115th Annual Conference - Honolulu, Hawaii
Friday, November 10 - Sunday, November 12, 2017

Transnational Modernity: The Case of Radio Ceylon

Bish Sen, University of Oregon

This paper examines the phenomenal transnational popularity of Radio Ceylon during the course of the 1950s and 1960s, to argue that the media ecology of South Asia enabled this pioneer station to devise a programming mix that addressed the concerns of the early postcolonial period in this entire region.

Proposal: 

Modernity can emerge from the most unexpected of places. During the course of the 1950s and 1960s, the early years of South Asia’s postcolonial era, one small broadcasting entity – Radio Ceylon – had a gigantic transnational presence, beaming popular music to large audiences in India, Pakistan, Nepal as well as countries in South East Asia, Africa and the Middle East.

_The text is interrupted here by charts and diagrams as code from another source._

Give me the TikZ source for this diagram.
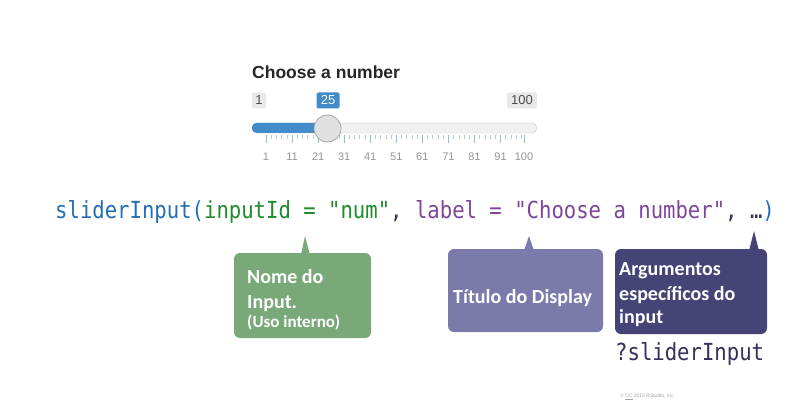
\documentclass[tikz,border=0pt]{standalone}
\usepackage{fontspec}
\setmainfont{Liberation Sans}
\newfontfamily\calib{Carlito}
\newfontfamily\codefont[FakeStretch=0.877]{DejaVu Sans Mono}
\definecolor{cblue}{RGB}{35,110,180}
\definecolor{cgreen}{RGB}{30,140,45}
\definecolor{cpurple}{RGB}{125,70,155}
\definecolor{cdark}{RGB}{50,50,90}
\definecolor{greenbox}{RGB}{121,168,121}
\definecolor{purplebox}{RGB}{122,122,171}
\definecolor{darkbox}{RGB}{68,68,119}
\definecolor{sblue}{RGB}{66,139,202}
\definecolor{sgray}{RGB}{232,232,232}
\definecolor{tickmaj}{RGB}{150,185,215}
\definecolor{tickmin}{RGB}{185,200,215}
\tikzset{
  callout/.style={rounded corners=6pt, inner sep=0pt, draw=none},
  boxtext/.style={anchor=base west, inner sep=0pt, text=white, font=\calib\bfseries\fontsize{20}{24}\selectfont},
  valbox/.style={rounded corners=2pt, inner sep=0pt, minimum height=16pt, font=\fontsize{13}{15}\selectfont},
  ticklab/.style={text=black!42, font=\fontsize{11}{13}\selectfont, inner sep=0pt},
  codetext/.style={anchor=base west, inner sep=0pt, font=\codefont\fontsize{23.5}{28}\selectfont}
}
\begin{document}
\begin{tikzpicture}[x=1pt,y=-1pt]
\useasboundingbox (0,0) rectangle (786,406);
\fill[white] (0,0) rectangle (786,406);

% slider
\node[anchor=base west, inner sep=0pt, text=black!85, font=\bfseries\fontsize{17.5}{20}\selectfont] (title) at (252,79) {Choose a number};
\node[valbox, fill=sgray, text=black!70, minimum width=14pt] (vmin) at (259,100.5) {1};
\node[valbox, fill=sblue, text=white, minimum width=23pt] (vcur) at (328,100.5) {25};
\node[valbox, fill=sgray, text=black!70, minimum width=30pt] (vmax) at (522,100.5) {100};
\node[draw=black!22, fill=black!6, rounded corners=5pt, minimum width=285pt, minimum height=10pt, inner sep=0pt] (track) at (394.5,128) {};
\fill[sblue, rounded corners=5pt] (track.north west) rectangle (328,133);
\foreach \v [count=\i] in {1,11,21,31,41,51,61,71,81,91,100}{
  \pgfmathsetmacro{\xx}{266+(\v-1)*2.606}
  \draw[tickmaj, line width=0.9pt] (\xx,135) -- (\xx,143);
  \node[ticklab] (tl\i) at (\xx,157) {\v};
}
\foreach \k in {0,...,9}{
  \foreach \m in {1,...,4}{
    \pgfmathsetmacro{\xx}{266+\k*26.06+\m*5.212}
    \draw[tickmin, line width=0.7pt] (\xx,135) -- (\xx,139);
  }
}
\node[circle, draw=black!35, fill=black!12, minimum size=27pt, inner sep=0pt, line width=0.8pt] (handle) at (327.5,128.5) {};

% code line
\node[codetext] (code) at (55,218) {\textcolor{cblue}{sliderInput(}\textcolor{cgreen}{inputId = "num"}\textcolor{cdark}{, }\textcolor{cpurple}{label = "Choose a number"}\textcolor{cdark}{, …}\textcolor{cblue}{)}};

% callouts
\coordinate (tipA) at (305,236);
\coordinate (tipB) at (529,236);
\coordinate (tipC) at (754,231);
\node[callout, fill=greenbox, minimum width=137pt, minimum height=85pt] (nome) at (302.5,295.5) {};
\fill[greenbox] ([xshift=-1.5pt,yshift=-2pt]nome.north) -- (tipA) -- ([xshift=7.5pt,yshift=-2pt]nome.north) -- cycle;
\node[callout, fill=purplebox, minimum width=155pt, minimum height=83pt] (titulo) at (525.5,290.5) {};
\fill[purplebox] ([xshift=-1.5pt,yshift=-2pt]titulo.north) -- (tipB) -- ([xshift=8.5pt,yshift=-2pt]titulo.north) -- cycle;
\node[callout, fill=darkbox, minimum width=152pt, minimum height=85pt] (args) at (691,291.5) {};
\fill[darkbox] ([xshift=58pt,yshift=-2pt]args.north) -- (tipC) -- ([xshift=68pt,yshift=-2pt]args.north) -- cycle;

\node[boxtext] (n1) at (247,283) {Nome do};
\node[boxtext] (n2) at (247,308) {Input.};
\node[boxtext, font=\calib\bfseries\fontsize{17}{20}\selectfont] (n3) at (247,327) {(Uso interno)};
\node[boxtext] (t1) at (453,303) {Título do Display};
\node[boxtext] (a1) at (619,275) {Argumentos};
\node[boxtext] (a2) at (619,300) {específicos do};
\node[boxtext] (a3) at (619,323) {input};

\node[codetext, text=cdark] (help) at (615,360) {?sliderInput};

\node[anchor=west, inner sep=0pt, text=black!35, font=\fontsize{5}{6}\selectfont] (copy) at (620,397) {© \underline{CC} 2015 RStudio, Inc.};
\end{tikzpicture}
\end{document}
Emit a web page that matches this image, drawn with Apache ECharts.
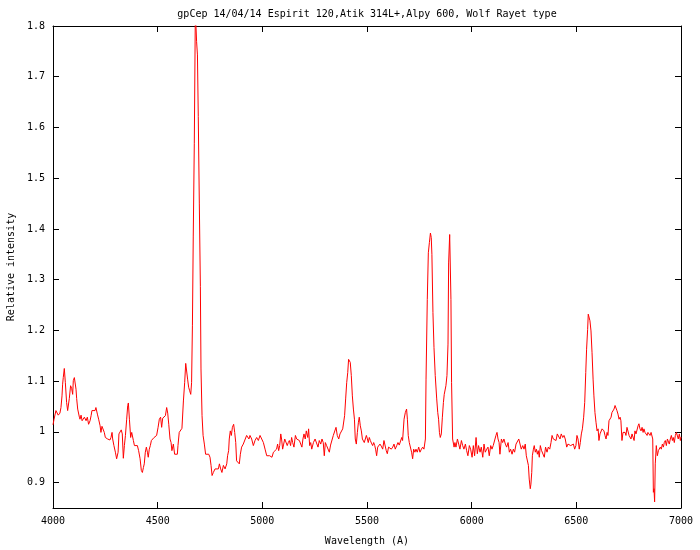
<!DOCTYPE html>
<html>
<head>
<meta charset="utf-8">
<script src="https://cdn.jsdelivr.net/npm/echarts@6/dist/echarts.min.js"></script>
<style>html,body{margin:0;padding:0;background:#fff}#chart{width:700px;height:550px}</style>
</head>
<body>
<div id="chart"></div>
<script>
const titleText = "gpCep 14/04/14 Espirit 120,Atik 314L+,Alpy 600, Wolf Rayet type";
const xName = "Wavelength (A)";
const yName = "Relative intensity";
const xTicks = [4000, 4500, 5000, 5500, 6000, 6500, 7000];
const yTicks = [0.9, 1.0, 1.1, 1.2, 1.3, 1.4, 1.5, 1.6, 1.7, 1.8];

const wavelength = [
4000,4005,4014,4025,4033,4038,4043,4046,4049,4054,4059,4065,4070,4075,4078,4084,4089,4094,4097,4102,
4107,4110,4113,4118,4126,4129,4134,4139,4145,4150,4158,4164,4170,4177,4182,4186,4193,4201,4205,4212,
4218,4225,4229,4234,4240,4245,4250,4256,4261,4266,4272,4277,4282,4285,4291,4298,4304,4311,4315,4320,
4326,4331,4336,4341,4346,4352,4357,4360,4365,4371,4376,4384,4389,4396,4403,4409,4416,4422,4427,4432,
4436,4441,4446,4451,4455,4460,4465,4470,4476,4483,4489,4495,4502,4508,4514,4519,4524,4530,4537,4543,
4548,4553,4559,4564,4568,4575,4581,4588,4594,4597,4603,4610,4616,4623,4629,4634,4639,4643,4648,4653,
4658,4662,4666,4670,4675,4680,4683,4686,4690,4694,4699,4704,4707,4712,4717,4723,4729,4737,4744,4750,
4755,4760,4766,4774,4782,4790,4795,4801,4807,4814,4822,4830,4834,4839,4842,4847,4852,4857,4863,4868,
4873,4877,4885,4890,4895,4901,4909,4917,4925,4930,4936,4941,4949,4957,4965,4973,4981,4989,4997,5005,
5013,5021,5029,5035,5040,5046,5053,5060,5068,5073,5078,5083,5088,5092,5097,5102,5107,5113,5119,5124,
5129,5135,5140,5145,5151,5158,5164,5170,5177,5183,5189,5194,5199,5205,5210,5217,5221,5226,5231,5236,
5244,5252,5260,5266,5272,5279,5285,5291,5296,5301,5307,5314,5320,5326,5333,5339,5345,5352,5358,5365,
5371,5377,5384,5389,5393,5398,5403,5408,5412,5416,5420,5425,5430,5435,5440,5444,5449,5454,5459,5463,
5468,5473,5478,5483,5487,5492,5497,5502,5506,5511,5516,5521,5527,5532,5537,5541,5546,5551,5556,5562,
5568,5575,5581,5586,5592,5597,5603,5610,5616,5623,5629,5635,5642,5648,5654,5658,5666,5670,5677,5683,
5689,5693,5697,5702,5709,5713,5718,5723,5729,5734,5740,5747,5753,5760,5766,5772,5779,5782,5788,5793,
5798,5803,5807,5810,5815,5820,5826,5833,5838,5842,5846,5850,5855,5860,5865,5869,5874,5877,5882,5887,
5890,5895,5900,5901,5904,5909,5916,5920,5925,5932,5938,5944,5951,5957,5963,5970,5976,5982,5989,5995,
6002,6008,6014,6021,6027,6033,6040,6046,6053,6059,6065,6072,6078,6084,6091,6097,6103,6110,6116,6121,
6126,6131,6135,6142,6148,6154,6161,6167,6174,6180,6186,6193,6199,6205,6212,6218,6225,6231,6237,6244,
6250,6256,6261,6266,6271,6275,6280,6283,6287,6290,6295,6299,6304,6309,6314,6318,6323,6328,6334,6341,
6347,6353,6360,6366,6373,6379,6384,6390,6397,6403,6409,6416,6422,6428,6435,6441,6447,6454,6460,6467,
6473,6479,6486,6492,6498,6503,6508,6514,6519,6524,6529,6535,6540,6545,6549,6554,6557,6562,6565,6570,
6575,6580,6584,6589,6594,6599,6604,6608,6613,6618,6623,6627,6632,6637,6642,6647,6651,6656,6661,6666,
6670,6675,6680,6685,6690,6694,6699,6704,6709,6713,6718,6723,6728,6733,6737,6742,6747,6752,6756,6761,
6766,6771,6776,6780,6785,6790,6795,6799,6804,6809,6814,6819,6823,6828,6833,6838,6842,6847,6852,6857,
6861,6865,6868,6871,6874,6877,6882,6887,6892,6897,6901,6906,6911,6916,6920,6925,6930,6935,6940,6944,
6949,6954,6959,6963,6968,6973,6978,6983,6987,6992,6997,7000
];

const intensity = [
1.014,1.025,1.042,1.033,1.037,1.048,1.071,1.094,1.107,1.125,1.097,1.058,1.042,1.045,1.066,1.091,1.086,1.074,1.101,1.107,
1.104,1.084,1.066,1.045,1.029,1.025,1.033,1.022,1.019,1.029,1.022,1.029,1.015,1.022,1.032,1.042,1.045,1.042,1.048,1.035,
1.025,1.012,0.999,1.011,1.009,0.999,0.989,0.991,0.986,0.989,0.984,0.989,0.999,0.986,0.973,0.960,0.947,0.960,0.996,0.999,
1.004,0.996,0.948,0.973,0.993,1.025,1.052,1.057,1.025,0.989,0.999,0.983,0.973,0.970,0.973,0.963,0.947,0.924,0.920,0.930,
0.937,0.960,0.970,0.960,0.950,0.966,0.973,0.983,0.986,0.989,0.986,0.993,1.009,1.025,1.029,1.009,1.027,1.025,1.032,1.048,
1.037,1.015,0.986,0.979,0.963,0.976,0.956,0.953,0.956,0.973,0.999,1.000,1.007,1.061,1.097,1.135,1.137,1.104,1.088,1.081,
1.074,1.097,1.209,1.386,1.569,1.830,1.800,1.769,1.743,1.622,1.451,1.287,1.124,1.032,0.993,0.976,0.956,0.953,0.956,0.950,
0.934,0.914,0.920,0.927,0.930,0.927,0.937,0.927,0.920,0.934,0.927,0.937,0.953,0.963,0.986,1.002,0.993,1.009,1.015,0.999,
0.979,0.943,0.943,0.937,0.956,0.970,0.976,0.973,0.993,0.996,0.986,0.993,0.986,0.973,0.983,0.989,0.983,0.993,0.986,0.979,
0.966,0.953,0.956,0.953,0.956,0.950,0.960,0.963,0.966,0.976,0.963,0.973,0.996,0.986,0.966,0.976,0.986,0.983,0.973,0.979,
0.983,0.973,0.989,0.979,0.970,0.993,0.986,0.986,0.983,0.986,0.970,0.986,0.996,0.986,1.002,0.989,1.006,0.973,0.979,0.966,
0.979,0.986,0.985,0.970,0.983,0.976,0.986,0.979,0.953,0.979,0.973,0.976,0.960,0.974,0.973,0.993,0.996,1.009,0.993,0.986,
0.996,0.993,1.006,1.009,1.032,1.065,1.097,1.117,1.143,1.145,1.137,1.111,1.071,1.045,1.025,0.986,0.976,0.999,1.019,1.029,
1.012,1.002,0.986,0.983,0.979,0.981,0.993,0.986,0.979,0.989,0.983,0.978,0.973,0.979,0.973,0.966,0.953,0.970,0.973,0.976,
0.972,0.966,0.983,0.986,0.963,0.957,0.970,0.973,0.966,0.970,0.976,0.966,0.973,0.979,0.974,0.976,0.989,0.983,1.025,1.038,
1.045,1.025,0.993,0.979,0.976,0.960,0.947,0.966,0.960,0.966,0.960,0.970,0.960,0.966,0.970,0.966,0.986,1.104,1.261,1.353,
1.373,1.392,1.383,1.350,1.235,1.166,1.111,1.065,1.038,1.025,0.999,0.989,0.996,1.029,1.058,1.074,1.071,1.091,1.111,1.173,
1.333,1.389,1.392,1.261,1.097,0.986,0.970,0.979,0.970,0.986,0.976,0.966,0.983,0.973,0.966,0.976,0.963,0.953,0.973,0.966,
0.950,0.973,0.953,0.989,0.957,0.973,0.960,0.970,0.950,0.976,0.960,0.966,0.970,0.953,0.973,0.966,0.973,0.970,0.993,0.999,
0.986,0.979,0.956,0.986,0.979,0.986,0.976,0.970,0.979,0.960,0.966,0.956,0.966,0.960,0.976,0.973,0.986,0.989,0.966,0.973,
0.966,0.976,0.953,0.950,0.934,0.907,0.888,0.897,0.920,0.953,0.966,0.973,0.960,0.966,0.956,0.963,0.950,0.973,0.963,0.966,
0.950,0.970,0.960,0.970,0.966,0.979,0.993,0.986,0.989,0.983,0.996,0.993,0.986,0.996,0.989,0.993,0.986,0.970,0.976,0.979,
0.973,0.970,0.976,0.966,0.973,0.993,0.986,0.966,0.979,0.996,1.006,1.029,1.058,1.117,1.163,1.202,1.232,1.232,1.219,1.199,
1.156,1.104,1.071,1.038,1.019,1.002,1.006,0.983,0.996,0.993,1.006,1.009,1.002,0.993,0.986,0.999,0.993,1.022,1.025,1.029,
1.038,1.035,1.045,1.052,1.055,1.042,1.035,1.025,1.029,1.022,0.983,0.999,0.996,0.999,0.993,1.009,1.006,0.993,0.996,0.986,
0.996,0.999,0.983,1.002,0.996,0.999,1.012,1.016,1.006,1.002,1.009,0.999,1.006,0.999,1.002,0.993,0.999,0.996,0.993,0.999,
1.002,0.986,0.881,0.888,0.862,0.937,0.973,0.953,0.963,0.960,0.970,0.966,0.976,0.970,0.979,0.983,0.973,0.986,0.989,0.976,
0.986,0.993,0.983,0.989,0.979,0.993,0.999,0.996,0.986,0.996,0.983,0.990
];

const points = wavelength.map((w, i) => [w, intensity[i]]);
const font = "DejaVu Sans Mono";
const fmtY = v => String(Math.round(v * 10) / 10);
const fmtX = v => String(Math.round(v));

const chart = echarts.init(document.getElementById('chart'), null, {renderer: 'canvas'});
chart.setOption({
  animation: false,
  backgroundColor: '#ffffff',
  grid: {left: 53, right: 19, top: 26, bottom: 42, containLabel: false, outerBoundsMode: 'none'},
  graphic: [{
    type: 'text', x: 367, y: 14,
    style: {text: titleText, textAlign: 'center', textVerticalAlign: 'middle',
            font: '10px "DejaVu Sans Mono"', fill: '#000'}
  }],
  xAxis: [{
    type: 'value', min: 4000, max: 7000, interval: 500, position: 'bottom',
    name: xName, nameLocation: 'middle', nameGap: 28,
    nameTextStyle: {fontFamily: font, fontSize: 10, color: '#000'},
    axisLine: {show: true, lineStyle: {color: '#000', width: 1}},
    axisTick: {show: true, inside: true, length: 6, customValues: xTicks, lineStyle: {color: '#000'}},
    axisLabel: {show: true, margin: 8, customValues: xTicks, formatter: fmtX, fontFamily: font, fontSize: 10, color: '#000'},
    splitLine: {show: false}
  }, {
    type: 'value', min: 4000, max: 7000, interval: 500, position: 'top',
    axisLine: {show: true, lineStyle: {color: '#000', width: 1}},
    axisTick: {show: true, inside: true, length: 6, customValues: xTicks, lineStyle: {color: '#000'}},
    axisLabel: {show: false}, splitLine: {show: false}
  }],
  yAxis: [{
    type: 'value', min: 0.85, max: 1.8, position: 'left',
    name: yName, nameLocation: 'middle', nameGap: 37, nameRotate: 90,
    nameTextStyle: {fontFamily: font, fontSize: 10, color: '#000'},
    axisLine: {show: true, lineStyle: {color: '#000', width: 1}},
    axisTick: {show: true, inside: true, length: 6, customValues: yTicks, lineStyle: {color: '#000'}},
    axisLabel: {show: true, margin: 8, customValues: yTicks, formatter: fmtY, fontFamily: font, fontSize: 10, color: '#000'},
    splitLine: {show: false}
  }, {
    type: 'value', min: 0.85, max: 1.8, position: 'right',
    axisLine: {show: true, lineStyle: {color: '#000', width: 1}},
    axisTick: {show: true, inside: true, length: 6, customValues: yTicks, lineStyle: {color: '#000'}},
    axisLabel: {show: false}, splitLine: {show: false}
  }],
  series: [{
    type: 'line', xAxisIndex: 0, yAxisIndex: 0, data: points,
    showSymbol: false, symbol: 'none', clip: true,
    lineStyle: {color: '#ff0000', width: 1}
  }]
});
</script>
</body>
</html>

As radio lore has it, when Edmund Hilary and Tenzing Norgay climbed the peak of Mount Everest, the station they tuned in to at the top of the world was Radio Ceylon!

 

This paper will argue that Radio Ceylon’s phenomenal popularity can be best understood by means of a comparative analysis of  “early postcoloniality” in South Asia. Each nation-state in the region, I suggest, adopted a specific set of media policies in the post-independence period that would come to determine the role that popular art forms could play within the culture at large. Pakistan’s self-definition as Islamic Republic meant that the state sought to severely restrict the influence of “foreign” cultural production – especially that associated with the secular West. The Indian government’s commitment to an austere socialist aesthetic meant that broadcasting was limited to classical music and dance. Nepal and Bhutan simply lacked the economic resources to develop an indigenous broadcasting repertoire. Radio Ceylon, I argue, stepped into this cultural vacuum to provide a highly desirable product for populations whose tastes were at variance with official dogma. Creating a potent programming mix consisting of Bollywood songs and rock n’ roll, Radio Ceylon provided the aural pleasures that modernizing societies were eager to receive. While the station’s appeal would die in subsequent decades as other nations developed formats similar to its own, the glory days of Radio Ceylon illustrate how postcolonial nationalisms were susceptible to the sounds of a transnational modernity.